A lot of people began to wonder if God really wanted the Next Step to work out. When Sen. Ted Kennedy spoke at the Democratic convention, he implored them to trust their original instincts and to continue using their God-given talents and intellects in search of ways to overcome the handicaps. But people thought that Jonah had caught the whale to Nineveh too late. Ronald Reagan had already come ashore, and he was teaching the Simple Plan.

One blind man cannot lead another one; if he does, both will fall into a ditch.   --Luke 6:39

THE PASTORS CHEATED when they rode onto the political scene in the Moral Majoritymobile--the Bible doesn't preach neo-conservative doorbell ringing. The Moral Majority, however, has something to offer that the Next Step-New Deal-Liberal-Progressive stance does not: Something to do. The Majority's syllogism works like this: Since following the Simple Plan is better than lying dormant, we should follow the Simple Plan. Since the Simple Plan has nothing to say about the handicaps, we should ignore them.

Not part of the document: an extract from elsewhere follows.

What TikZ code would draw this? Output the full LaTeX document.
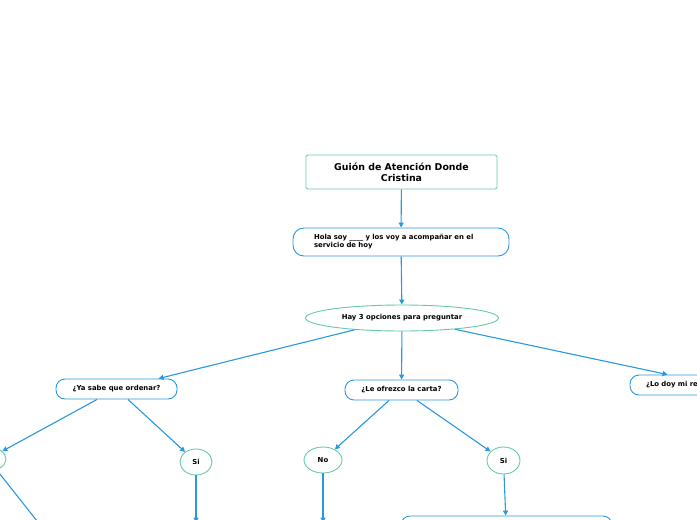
\documentclass[tikz,border=0pt]{standalone}
\usepackage{fontspec}
\setmainfont{DejaVu Sans}
\usetikzlibrary{shapes.geometric,arrows.meta}
\definecolor{lblue}{RGB}{40,152,224}
\definecolor{lteal}{RGB}{100,202,168}
\begin{document}
\begin{tikzpicture}[x=1pt,y=-1pt,
  conn/.style={draw=lblue, line width=1.1pt, -{Triangle[length=5pt,width=5pt]}},
  titlebox/.style={draw=lteal, line width=0.9pt, rounded corners=1.5pt, inner sep=0pt, align=center, font=\bfseries\fontsize{9.4}{11}\selectfont},
  rbox/.style={draw=lblue, line width=0.9pt, rounded corners=9pt, inner sep=0pt, minimum height=20pt, font=\bfseries\fontsize{6.9}{8}\selectfont},
  oval/.style={ellipse, draw=lteal, line width=0.9pt, inner sep=0pt, font=\bfseries\fontsize{6.9}{8}\selectfont}]
\useasboundingbox (0,0) rectangle (697,520);
\clip (0,0) rectangle (697,520);
\node[titlebox, minimum width=191pt, minimum height=34pt] (title) at (401.5,172) {Guión de Atención Donde\\Cristina};
\node[rbox, minimum width=216pt, minimum height=28pt, rounded corners=11pt, text width=174pt, align=left] (hola) at (401,242) {Hola soy \_\_\_\_ y los voy a acompañar en el\\servicio de hoy};
\node[oval, minimum width=193pt, minimum height=26pt] (hay) at (402,318) {Hay 3 opciones para preguntar};
\node[rbox, minimum width=121pt] (ya) at (116.5,389) {¿Ya sabe que ordenar?};
\node[rbox, minimum width=113pt] (carta) at (401.5,390) {¿Le ofrezco la carta?};
\node[rbox, minimum width=137pt, text width=105pt, align=left] (lodoy) at (698.5,385) {¿Lo doy mi re};
\node[oval, minimum width=32pt, minimum height=26pt] (siL) at (196,462) {Si};
\node[oval, minimum width=38pt, minimum height=26pt] (noC) at (323,460) {No};
\node[oval, minimum width=33pt, minimum height=27pt] (siR) at (503.5,460.5) {Si};
\node[oval, minimum width=36pt, minimum height=24pt] (noL) at (-12,459) {};
\node[rbox, minimum width=211pt, minimum height=40pt] (bot) at (506.5,536) {};
\node[rbox, minimum width=60pt, minimum height=30pt] (boxC) at (323,538) {};
\node[rbox, minimum width=60pt, minimum height=30pt] (boxL) at (196,538) {};
\coordinate (cL) at (60,550);
\draw[conn] (title) -- (hola);
\draw[conn] (hola) -- (hay);
\draw[conn] (hay) -- (ya);
\draw[conn] (hay) -- (carta);
\draw[conn] (hay) -- ([xshift=38pt]lodoy.north west);
\draw[conn] ([xshift=-19.5pt]ya.south) -- (noL);
\draw[conn] ([xshift=11.5pt]ya.south) -- (siL);
\draw[conn] ([xshift=-12.5pt]carta.south) -- (noC);
\draw[conn] ([xshift=15.5pt]carta.south) -- (siR);
\draw[conn] (siL) -- (boxL);
\draw[conn] (noC) -- (boxC);
\draw[conn] (siR) -- (bot);
\draw[conn] (noL) -- (cL);
\end{tikzpicture}
\end{document}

The fire of fundamentalism is spreading, even though the next step in the "if, then" sequence is that if we ignore the handicaps then a lot of people will probably suffer and die, withough any chance for the salvation the fundamentalists want for them. In its new-found political limelight, the Moral Majority is seducing too many Americans into its truistic fantasyland. In its zeal to communicate the Word, the Moral Majority has forgotten who spoke it, and why. In its new-found political confidence, the Majority has intimidated America into doubting its confidence in the human ability to discern problems and try to solve them.